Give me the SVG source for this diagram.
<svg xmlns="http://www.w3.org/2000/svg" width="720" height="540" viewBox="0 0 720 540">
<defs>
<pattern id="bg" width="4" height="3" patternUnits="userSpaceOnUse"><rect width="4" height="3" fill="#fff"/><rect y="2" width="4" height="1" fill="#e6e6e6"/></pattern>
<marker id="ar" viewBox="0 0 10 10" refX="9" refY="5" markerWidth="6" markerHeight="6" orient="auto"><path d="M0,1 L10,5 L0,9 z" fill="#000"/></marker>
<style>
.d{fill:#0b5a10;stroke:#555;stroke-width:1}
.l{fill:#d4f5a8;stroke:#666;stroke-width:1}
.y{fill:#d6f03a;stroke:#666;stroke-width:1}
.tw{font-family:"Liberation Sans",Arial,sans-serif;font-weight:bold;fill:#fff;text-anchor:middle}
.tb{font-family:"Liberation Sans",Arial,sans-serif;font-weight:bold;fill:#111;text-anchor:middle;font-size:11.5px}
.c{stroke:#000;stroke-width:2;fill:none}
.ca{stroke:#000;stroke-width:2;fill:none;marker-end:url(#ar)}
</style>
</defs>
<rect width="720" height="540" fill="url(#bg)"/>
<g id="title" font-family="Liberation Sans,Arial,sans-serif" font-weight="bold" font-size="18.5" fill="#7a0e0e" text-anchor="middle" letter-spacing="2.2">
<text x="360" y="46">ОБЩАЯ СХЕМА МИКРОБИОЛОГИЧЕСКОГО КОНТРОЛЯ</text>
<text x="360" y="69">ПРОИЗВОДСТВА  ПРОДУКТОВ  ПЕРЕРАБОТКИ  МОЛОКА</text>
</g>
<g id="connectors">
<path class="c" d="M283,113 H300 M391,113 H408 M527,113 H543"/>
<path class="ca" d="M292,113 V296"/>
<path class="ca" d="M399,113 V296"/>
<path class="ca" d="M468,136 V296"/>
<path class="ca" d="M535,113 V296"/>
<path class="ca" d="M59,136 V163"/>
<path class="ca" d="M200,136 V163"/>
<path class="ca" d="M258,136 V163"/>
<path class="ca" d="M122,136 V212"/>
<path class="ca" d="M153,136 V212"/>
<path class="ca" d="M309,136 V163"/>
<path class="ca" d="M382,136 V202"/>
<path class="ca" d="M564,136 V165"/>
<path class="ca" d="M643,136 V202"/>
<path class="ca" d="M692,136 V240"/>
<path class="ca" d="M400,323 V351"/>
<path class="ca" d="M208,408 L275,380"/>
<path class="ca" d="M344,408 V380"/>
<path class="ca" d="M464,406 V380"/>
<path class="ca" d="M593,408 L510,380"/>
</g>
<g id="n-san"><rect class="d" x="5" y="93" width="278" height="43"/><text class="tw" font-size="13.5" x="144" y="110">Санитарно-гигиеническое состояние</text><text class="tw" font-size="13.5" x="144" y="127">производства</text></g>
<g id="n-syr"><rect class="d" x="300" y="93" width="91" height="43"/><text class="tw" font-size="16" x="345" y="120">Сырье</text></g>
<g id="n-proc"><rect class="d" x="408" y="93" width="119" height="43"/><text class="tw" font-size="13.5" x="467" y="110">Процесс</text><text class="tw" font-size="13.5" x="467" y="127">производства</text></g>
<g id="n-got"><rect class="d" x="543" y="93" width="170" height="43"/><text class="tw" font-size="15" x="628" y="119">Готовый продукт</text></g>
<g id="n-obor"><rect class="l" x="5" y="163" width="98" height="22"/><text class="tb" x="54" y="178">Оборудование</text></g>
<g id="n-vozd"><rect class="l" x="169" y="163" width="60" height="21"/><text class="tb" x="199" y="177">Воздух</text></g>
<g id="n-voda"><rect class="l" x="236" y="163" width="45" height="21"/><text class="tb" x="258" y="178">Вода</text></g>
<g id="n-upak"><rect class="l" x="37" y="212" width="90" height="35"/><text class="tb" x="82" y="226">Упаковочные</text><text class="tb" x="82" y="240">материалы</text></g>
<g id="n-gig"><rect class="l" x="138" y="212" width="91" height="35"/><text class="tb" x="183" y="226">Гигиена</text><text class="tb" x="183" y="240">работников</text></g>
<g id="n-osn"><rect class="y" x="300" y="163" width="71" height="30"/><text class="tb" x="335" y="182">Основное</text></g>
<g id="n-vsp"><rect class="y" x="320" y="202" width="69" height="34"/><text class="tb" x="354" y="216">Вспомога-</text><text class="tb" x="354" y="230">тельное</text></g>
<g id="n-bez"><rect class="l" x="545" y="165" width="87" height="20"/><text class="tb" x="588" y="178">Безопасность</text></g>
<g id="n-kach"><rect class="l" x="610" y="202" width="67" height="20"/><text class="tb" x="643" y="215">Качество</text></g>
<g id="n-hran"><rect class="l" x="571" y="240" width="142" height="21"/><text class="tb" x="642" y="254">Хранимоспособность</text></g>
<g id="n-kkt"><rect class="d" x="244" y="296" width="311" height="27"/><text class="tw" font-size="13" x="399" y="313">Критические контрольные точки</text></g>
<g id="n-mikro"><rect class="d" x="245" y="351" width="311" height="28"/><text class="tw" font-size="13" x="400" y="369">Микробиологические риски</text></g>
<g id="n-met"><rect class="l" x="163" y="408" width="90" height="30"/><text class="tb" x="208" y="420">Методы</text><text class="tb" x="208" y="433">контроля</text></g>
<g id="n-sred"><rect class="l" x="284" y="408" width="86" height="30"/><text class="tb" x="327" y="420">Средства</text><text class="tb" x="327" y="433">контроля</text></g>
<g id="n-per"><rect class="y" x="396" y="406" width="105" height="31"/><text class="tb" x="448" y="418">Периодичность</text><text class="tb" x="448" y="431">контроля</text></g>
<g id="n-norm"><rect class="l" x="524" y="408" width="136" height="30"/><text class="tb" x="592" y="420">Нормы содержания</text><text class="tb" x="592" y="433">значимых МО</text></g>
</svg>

__________________________________________________

▶ **GIVEN EXERCISE**
Copy out all of the lines above exactly.

▶ **COMPLETED EXERCISE**
Give me the SVG source for this diagram.
<svg xmlns="http://www.w3.org/2000/svg" width="720" height="540" viewBox="0 0 720 540">
<defs>
<pattern id="bg" width="4" height="3" patternUnits="userSpaceOnUse"><rect width="4" height="3" fill="#fff"/><rect y="2" width="4" height="1" fill="#e6e6e6"/></pattern>
<marker id="ar" viewBox="0 0 10 10" refX="9" refY="5" markerWidth="6" markerHeight="6" orient="auto"><path d="M0,1 L10,5 L0,9 z" fill="#000"/></marker>
<style>
.d{fill:#0b5a10;stroke:#555;stroke-width:1}
.l{fill:#d4f5a8;stroke:#666;stroke-width:1}
.y{fill:#d6f03a;stroke:#666;stroke-width:1}
.tw{font-family:"Liberation Sans",Arial,sans-serif;font-weight:bold;fill:#fff;text-anchor:middle}
.tb{font-family:"Liberation Sans",Arial,sans-serif;font-weight:bold;fill:#111;text-anchor:middle;font-size:11.5px}
.c{stroke:#000;stroke-width:2;fill:none}
.ca{stroke:#000;stroke-width:2;fill:none;marker-end:url(#ar)}
</style>
</defs>
<rect width="720" height="540" fill="url(#bg)"/>
<g id="title" font-family="Liberation Sans,Arial,sans-serif" font-weight="bold" font-size="18.5" fill="#7a0e0e" text-anchor="middle" letter-spacing="2.2">
<text x="360" y="46">ОБЩАЯ СХЕМА МИКРОБИОЛОГИЧЕСКОГО КОНТРОЛЯ</text>
<text x="360" y="69">ПРОИЗВОДСТВА  ПРОДУКТОВ  ПЕРЕРАБОТКИ  МОЛОКА</text>
</g>
<g id="connectors">
<path class="c" d="M283,113 H300 M391,113 H408 M527,113 H543"/>
<path class="ca" d="M292,113 V296"/>
<path class="ca" d="M399,113 V296"/>
<path class="ca" d="M468,136 V296"/>
<path class="ca" d="M535,113 V296"/>
<path class="ca" d="M59,136 V163"/>
<path class="ca" d="M200,136 V163"/>
<path class="ca" d="M258,136 V163"/>
<path class="ca" d="M122,136 V212"/>
<path class="ca" d="M153,136 V212"/>
<path class="ca" d="M309,136 V163"/>
<path class="ca" d="M382,136 V202"/>
<path class="ca" d="M564,136 V165"/>
<path class="ca" d="M643,136 V202"/>
<path class="ca" d="M692,136 V240"/>
<path class="ca" d="M400,323 V351"/>
<path class="ca" d="M208,408 L275,380"/>
<path class="ca" d="M344,408 V380"/>
<path class="ca" d="M464,406 V380"/>
<path class="ca" d="M593,408 L510,380"/>
</g>
<g id="n-san"><rect class="d" x="5" y="93" width="278" height="43"/><text class="tw" font-size="13.5" x="144" y="110">Санитарно-гигиеническое состояние</text><text class="tw" font-size="13.5" x="144" y="127">производства</text></g>
<g id="n-syr"><rect class="d" x="300" y="93" width="91" height="43"/><text class="tw" font-size="16" x="345" y="120">Сырье</text></g>
<g id="n-proc"><rect class="d" x="408" y="93" width="119" height="43"/><text class="tw" font-size="13.5" x="467" y="110">Процесс</text><text class="tw" font-size="13.5" x="467" y="127">производства</text></g>
<g id="n-got"><rect class="d" x="543" y="93" width="170" height="43"/><text class="tw" font-size="15" x="628" y="119">Готовый продукт</text></g>
<g id="n-obor"><rect class="l" x="5" y="163" width="98" height="22"/><text class="tb" x="54" y="178">Оборудование</text></g>
<g id="n-vozd"><rect class="l" x="169" y="163" width="60" height="21"/><text class="tb" x="199" y="177">Воздух</text></g>
<g id="n-voda"><rect class="l" x="236" y="163" width="45" height="21"/><text class="tb" x="258" y="178">Вода</text></g>
<g id="n-upak"><rect class="l" x="37" y="212" width="90" height="35"/><text class="tb" x="82" y="226">Упаковочные</text><text class="tb" x="82" y="240">материалы</text></g>
<g id="n-gig"><rect class="l" x="138" y="212" width="91" height="35"/><text class="tb" x="183" y="226">Гигиена</text><text class="tb" x="183" y="240">работников</text></g>
<g id="n-osn"><rect class="y" x="300" y="163" width="71" height="30"/><text class="tb" x="335" y="182">Основное</text></g>
<g id="n-vsp"><rect class="y" x="320" y="202" width="69" height="34"/><text class="tb" x="354" y="216">Вспомога-</text><text class="tb" x="354" y="230">тельное</text></g>
<g id="n-bez"><rect class="l" x="545" y="165" width="87" height="20"/><text class="tb" x="588" y="178">Безопасность</text></g>
<g id="n-kach"><rect class="l" x="610" y="202" width="67" height="20"/><text class="tb" x="643" y="215">Качество</text></g>
<g id="n-hran"><rect class="l" x="571" y="240" width="142" height="21"/><text class="tb" x="642" y="254">Хранимоспособность</text></g>
<g id="n-kkt"><rect class="d" x="244" y="296" width="311" height="27"/><text class="tw" font-size="13" x="399" y="313">Критические контрольные точки</text></g>
<g id="n-mikro"><rect class="d" x="245" y="351" width="311" height="28"/><text class="tw" font-size="13" x="400" y="369">Микробиологические риски</text></g>
<g id="n-met"><rect class="l" x="163" y="408" width="90" height="30"/><text class="tb" x="208" y="420">Методы</text><text class="tb" x="208" y="433">контроля</text></g>
<g id="n-sred"><rect class="l" x="284" y="408" width="86" height="30"/><text class="tb" x="327" y="420">Средства</text><text class="tb" x="327" y="433">контроля</text></g>
<g id="n-per"><rect class="y" x="396" y="406" width="105" height="31"/><text class="tb" x="448" y="418">Периодичность</text><text class="tb" x="448" y="431">контроля</text></g>
<g id="n-norm"><rect class="l" x="524" y="408" width="136" height="30"/><text class="tb" x="592" y="420">Нормы содержания</text><text class="tb" x="592" y="433">значимых МО</text></g>
</svg>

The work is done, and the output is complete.